I am trying to sharpen my intuition on some random-walk style results.
Suppose we are looking at a random walk on $\mathbb{Z}$ starting at $0$. At the $k$th step, we either walk to the left $k$ steps or to the right $k$ steps, each equally likely. What is the expected absolute distance from the origin after $n$ steps?
Equivalently,
What is the expected absolute value of the sum $$ \sum_{k = 1}^n \hat k \tag{1}$$ where $\hat k$ is a random variable that takes the value $k$ or $-k$, each with probability $1/2$?
I am familiar with the idea that adding $\sum_{k = 1}^n \widehat{ 1}$, by which I mean adding $n$ random variables that are either $1$ or $-1$ with probability $1/2$, results in expected magnitude about $\sqrt n$ (ignoring factors of $2\pi$). This sort of square root cancellation comes up in my work frequently.
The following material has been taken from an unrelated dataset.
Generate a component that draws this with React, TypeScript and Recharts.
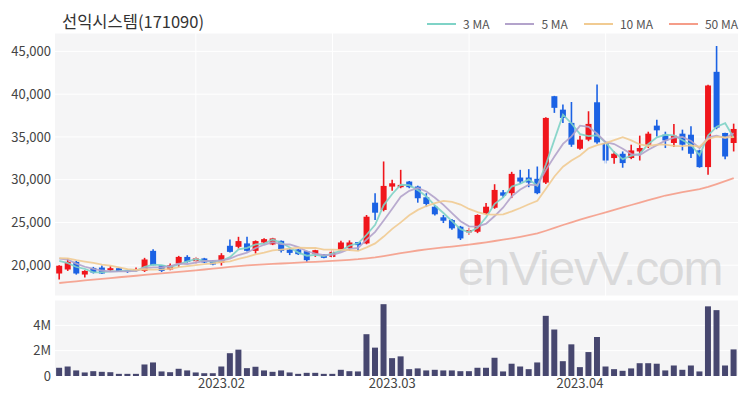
import React from "react";
import { Bar, CartesianGrid, ComposedChart, Line, ReferenceLine, XAxis, YAxis } from "recharts";

// trading days shown on the chart
const dates = [
  "2023-01-03", "2023-01-04", "2023-01-05", "2023-01-06", "2023-01-09", "2023-01-10", "2023-01-11", "2023-01-12", "2023-01-13", "2023-01-16",
  "2023-01-17", "2023-01-18", "2023-01-19", "2023-01-20", "2023-01-25", "2023-01-26", "2023-01-27", "2023-01-30", "2023-01-31", "2023-02-01",
  "2023-02-02", "2023-02-03", "2023-02-06", "2023-02-07", "2023-02-08", "2023-02-09", "2023-02-10", "2023-02-13", "2023-02-14", "2023-02-15",
  "2023-02-16", "2023-02-17", "2023-02-20", "2023-02-21", "2023-02-22", "2023-02-23", "2023-02-24", "2023-02-27", "2023-02-28", "2023-03-02",
  "2023-03-03", "2023-03-06", "2023-03-07", "2023-03-08", "2023-03-09", "2023-03-10", "2023-03-13", "2023-03-14", "2023-03-15", "2023-03-16",
  "2023-03-17", "2023-03-20", "2023-03-21", "2023-03-22", "2023-03-23", "2023-03-24", "2023-03-27", "2023-03-28", "2023-03-29", "2023-03-30",
  "2023-03-31", "2023-04-03", "2023-04-04", "2023-04-05", "2023-04-06", "2023-04-07", "2023-04-10", "2023-04-11", "2023-04-12", "2023-04-13",
  "2023-04-14", "2023-04-17", "2023-04-18", "2023-04-19", "2023-04-20", "2023-04-21", "2023-04-24", "2023-04-25", "2023-04-26", "2023-04-27",
];

const opens = [
  19030, 19500, 20390, 18910, 19680, 19730, 19410, 19650, 19410, 19330,
  19330, 21680, 20000, 19500, 20200, 20970, 20470, 20790, 20550, 20270,
  22270, 22150, 22550, 21680, 22660, 22430, 22850, 21840, 21840, 21640,
  21290, 21250, 20970, 21760, 22000, 22700, 22550, 27310, 26460, 29190,
  29120, 29780, 29200, 27940, 26840, 25600, 25280, 24500, 23840, 23910,
  26050, 26720, 28520, 28420, 30250, 30250, 30100, 29660, 39760, 38190,
  36640, 33620, 34680, 39050, 34290, 32530, 33030, 32530, 33300, 34090,
  36320, 35260, 34290, 35380, 35260, 33420, 31470, 42610, 35460, 34290,
];
const highs = [
  20000, 20790, 20500, 19410, 19800, 19960, 19880, 19700, 19450, 19730,
  20860, 21880, 20000, 20200, 21090, 21170, 20970, 20860, 20600, 21410,
  23020, 23320, 23320, 22900, 23150, 23200, 22900, 21960, 21900, 21700,
  21800, 21290, 21760, 22850, 22900, 22700, 25870, 28420, 32130, 29980,
  31150, 29850, 29300, 28420, 27000, 25870, 25400, 24600, 24380, 25950,
  27280, 29470, 28800, 30920, 31150, 31230, 31540, 37300, 39800, 38780,
  39080, 35150, 38000, 41130, 34400, 33300, 33300, 34090, 35150, 35610,
  37020, 35610, 36520, 35850, 36240, 33500, 41100, 45630, 35500, 36550,
];
const lows = [
  18330, 19330, 18900, 18560, 19030, 18960, 19350, 19200, 19100, 19300,
  19210, 20000, 19200, 19400, 19800, 20300, 20200, 20250, 20000, 19960,
  21500, 21960, 21600, 21370, 22550, 22350, 21500, 21180, 21200, 20390,
  20970, 20800, 20900, 21640, 21680, 21680, 22450, 25280, 26300, 28720,
  29000, 29000, 27310, 26800, 25800, 24930, 24150, 22950, 23520, 23750,
  25900, 26600, 27850, 27850, 29510, 29120, 28300, 29500, 37810, 36640,
  33840, 33500, 34500, 34200, 31900, 31860, 31400, 32400, 32240, 33700,
  35060, 33700, 33820, 33420, 32530, 31400, 30570, 35900, 32400, 33300,
];
const closes = [
  19940, 20390, 19030, 19330, 19140, 19030, 19650, 19260, 19260, 19500,
  20670, 20000, 19330, 20000, 20970, 20390, 20790, 20320, 20080, 21170,
  21560, 22820, 21680, 22820, 23050, 23130, 21680, 21440, 21290, 20590,
  21760, 20860, 21560, 22660, 22660, 22350, 25670, 26140, 29270, 29580,
  29390, 29120, 27830, 27160, 25950, 25200, 24310, 23130, 24110, 25870,
  26840, 28800, 28130, 30680, 29780, 29660, 28420, 37220, 38400, 37220,
  34090, 34680, 36520, 34360, 32240, 33030, 31940, 33420, 33700, 35380,
  35770, 34590, 35150, 34090, 33030, 31470, 41010, 36090, 32710, 35930,
];

const ma3 = [
  20510, 20240, 19790, 19580, 19170, 19170, 19270, 19310, 19390, 19340,
  19810, 20060, 20000, 19780, 20100, 20450, 20720, 20500, 20400, 20520,
  20940, 21850, 22020, 22440, 22520, 23000, 22620, 22080, 21470, 21110,
  21210, 21070, 21390, 21690, 22290, 22560, 23560, 24720, 27030, 28330,
  29410, 29360, 28780, 28040, 26980, 26100, 25150, 24210, 23850, 24370,
  25610, 27170, 27920, 29200, 29530, 30040, 29290, 31770, 34680, 37610,
  36570, 35330, 35100, 35190, 34370, 33210, 32400, 32800, 33020, 34170,
  34950, 35250, 35170, 34610, 34090, 32860, 35170, 36190, 36600, 34910,
];
const ma5 = [
  20770, 20650, 20190, 19820, 19570, 19380, 19240, 19280, 19270, 19340,
  19670, 19740, 19750, 19900, 20190, 20140, 20300, 20490, 20510, 20550,
  20780, 21190, 21460, 22010, 22390, 22700, 22470, 22420, 22120, 21630,
  21350, 21190, 21210, 21490, 21900, 22020, 22980, 23900, 25220, 26600,
  28010, 28700, 29040, 28620, 27890, 27050, 26090, 25150, 24540, 24520,
  24850, 25750, 26750, 28060, 28850, 29410, 29330, 31150, 32700, 34180,
  35070, 36320, 36180, 35370, 34380, 34170, 33620, 33000, 32870, 33490,
  34040, 34570, 34920, 35000, 34530, 33670, 34950, 35140, 34860, 35440,
];
const ma10 = [
  20830, 20790, 20590, 20420, 20270, 20080, 19940, 19740, 19540, 19450,
  19530, 19490, 19520, 19580, 19770, 19900, 20020, 20120, 20210, 20370,
  20460, 20740, 20980, 21260, 21470, 21740, 21830, 21940, 22060, 22010,
  22030, 21830, 21820, 21800, 21760, 21690, 22080, 22550, 23350, 24250,
  25010, 25840, 26470, 26920, 27250, 27530, 27400, 27090, 26580, 26210,
  25950, 25920, 25950, 26300, 26690, 27130, 27540, 28950, 30380, 31520,
  32240, 32830, 33670, 34040, 34280, 34620, 34970, 34590, 34120, 33940,
  34100, 34100, 33960, 33930, 34010, 33850, 34760, 35030, 34930, 34980,
];
const ma50 = [
  17920, 18020, 18120, 18220, 18320, 18410, 18500, 18590, 18680, 18770,
  18860, 18950, 19040, 19130, 19220, 19310, 19400, 19500, 19600, 19700,
  19800, 19900, 19980, 20040, 20100, 20150, 20200, 20250, 20300, 20350,
  20400, 20450, 20500, 20560, 20630, 20700, 20800, 20920, 21070, 21230,
  21400, 21560, 21720, 21860, 21980, 22080, 22180, 22290, 22410, 22540,
  22680, 22830, 22980, 23140, 23320, 23510, 23720, 24030, 24360, 24700,
  25020, 25320, 25610, 25900, 26190, 26480, 26760, 27040, 27320, 27600,
  27880, 28150, 28350, 28540, 28720, 28900, 29150, 29480, 29820, 30180,
];

const volumes = [
  650000, 750000, 440000, 280000, 380000, 330000, 300000, 170000, 170000, 170000,
  910000, 1070000, 360000, 300000, 570000, 440000, 280000, 220000, 220000, 750000,
  1800000, 2080000, 620000, 730000, 440000, 330000, 440000, 280000, 170000, 250000,
  250000, 170000, 170000, 490000, 380000, 360000, 3300000, 2240000, 5670000, 1410000,
  1550000, 540000, 600000, 440000, 490000, 440000, 440000, 380000, 380000, 650000,
  650000, 1440000, 360000, 970000, 750000, 540000, 1070000, 4750000, 3670000, 1170000,
  2500000, 700000, 1890000, 3080000, 750000, 540000, 410000, 600000, 1010000, 1010000,
  970000, 440000, 830000, 490000, 830000, 360000, 5500000, 5200000, 830000, 2100000,
];

const priceTicks = [20000, 25000, 30000, 35000, 40000, 45000];
const volumeTicks = [0, 2000000, 4000000];
const monthTicks = ["2023-02-01", "2023-03-02", "2023-04-03"];
const gridDates = ["2023-01-27", "2023-02-20", "2023-03-15", "2023-04-06"];

const legendItems = [
  { name: "3 MA", key: "ma3", color: "#7fd3c7" },
  { name: "5 MA", key: "ma5", color: "#b3a3cb" },
  { name: "10 MA", key: "ma10", color: "#f1cb92" },
  { name: "50 MA", key: "ma50", color: "#f59d89" },
];

const RED = "#f0161c";
const BLUE = "#1b62e4";
const PANEL = "#f5f5f6";
const FONT = '"Noto Sans CJK KR", "Noto Sans", sans-serif';

const priceRows = dates.map((date, i) => ({
  date,
  open: opens[i],
  high: highs[i],
  low: lows[i],
  close: closes[i],
  ma3: ma3[i],
  ma5: ma5[i],
  ma10: ma10[i],
  ma50: ma50[i],
}));

const volumeRows = dates.map((date, i) => ({ date, volume: volumes[i] }));

function Candle(props: any) {
  const { x, y, width, height, payload } = props;
  if (x == null || y == null || !payload) return null;
  const top = Math.min(y, y + height);
  const h = Math.abs(height);
  const span = payload.high - payload.low || 1;
  const py = (v: number) => top + ((payload.high - v) / span) * h;
  const color = payload.close >= payload.open ? RED : BLUE;
  const cx = x + width / 2;
  const bodyTop = py(Math.max(payload.open, payload.close));
  const bodyBottom = py(Math.min(payload.open, payload.close));
  return (
    <g>
      <line x1={cx} x2={cx} y1={top} y2={top + h} stroke={color} strokeWidth={1.6} />
      <rect x={x} y={bodyTop} width={width} height={Math.max(bodyBottom - bodyTop, 1.5)} fill={color} />
    </g>
  );
}

const axisTick = { fontSize: 13, fill: "#444", fontFamily: FONT };

export default function App() {
  return (
    <div style={{ position: "absolute", left: 0, top: 0, width: 750, height: 400, background: "#fff", fontFamily: FONT }}>
      <div style={{ position: "absolute", left: 62, top: 10, fontSize: 16.5, color: "#333", lineHeight: "22px" }}>
        선익시스템(171090)
      </div>
      <div style={{ position: "absolute", right: 12, top: 15, display: "flex", alignItems: "center", fontSize: 12, color: "#555", lineHeight: "18px" }}>
        {legendItems.map((it) => (
          <div key={it.key} style={{ display: "flex", alignItems: "center", marginLeft: 16 }}>
            <div style={{ width: 29, height: 2, background: it.color, marginRight: 7 }} />
            <span>{it.name}</span>
          </div>
        ))}
      </div>

      <div style={{ position: "absolute", left: 0, top: 0 }}>
        <ComposedChart width={750} height={300} data={priceRows} margin={{ top: 33, right: 12, bottom: 4, left: 0 }} barCategoryGap="14%">
          <CartesianGrid vertical={false} stroke="#fff" fill={PANEL} />
          <XAxis dataKey="date" hide />
          <YAxis
            domain={[16400, 47150]}
            ticks={priceTicks}
            tickFormatter={(v: number) => v.toLocaleString("en-US")}
            width={55}
            axisLine={false}
            tickLine={false}
            tickSize={2}
            tickMargin={2}
            tick={axisTick}
          />
          {gridDates.map((d) => (
            <ReferenceLine key={d} x={d} stroke="#fff" strokeWidth={1} />
          ))}
          <Bar dataKey={(d: any) => [d.low, d.high]} shape={<Candle />} isAnimationActive={false} />
          {legendItems.map((it) => (
            <Line
              key={it.key}
              type="linear"
              dataKey={it.key}
              stroke={it.color}
              strokeWidth={1.8}
              strokeOpacity={0.9}
              dot={false}
              activeDot={false}
              isAnimationActive={false}
            />
          ))}
        </ComposedChart>
      </div>

      <div
        style={{
          position: "absolute",
          left: 458,
          top: 241,
          fontSize: 48,
          letterSpacing: -1.2,
          color: "rgba(190,190,190,0.5)",
          fontFamily: '"Liberation Sans", Arial, sans-serif',
          lineHeight: "normal",
          pointerEvents: "none",
        }}
      >
        enVievV.com
      </div>

      <div style={{ position: "absolute", left: 0, top: 290 }}>
        <ComposedChart width={750} height={110} data={volumeRows} margin={{ top: 10, right: 12, bottom: 0, left: 0 }} barCategoryGap="13%">
          <CartesianGrid vertical={false} stroke="#fff" fill={PANEL} />
          <XAxis
            dataKey="date"
            ticks={monthTicks}
            interval={0}
            tickFormatter={(d: string) => d.slice(0, 7).replace("-", ".")}
            axisLine={false}
            tickLine={false}
            tickSize={0}
            tickMargin={3}
            height={24}
            tick={axisTick}
          />
          <YAxis
            domain={[0, 6000000]}
            ticks={volumeTicks}
            tickFormatter={(v: number) => (v === 0 ? "0" : v / 1000000 + "M")}
            width={55}
            axisLine={false}
            tickLine={false}
            tickSize={2}
            tickMargin={2}
            tick={axisTick}
          />
          <Bar dataKey="volume" fill="#47476f" isAnimationActive={false} />
        </ComposedChart>
      </div>
    </div>
  );
}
More recently, randomly-signed sums of nonconstant terms have become prevalent in my work, and I'm trying to get an intuitive grasp on how they behave. With respect to $(1)$ above, if they were all positive we would get something like $n^2$. If we had mere square root cancellation, we would get something like $n^{3/2}$. But I suspect (without too much foundation; a gut instinct, I suppose) we should have more than square-root cancellation, although I do not quite know what to really expect.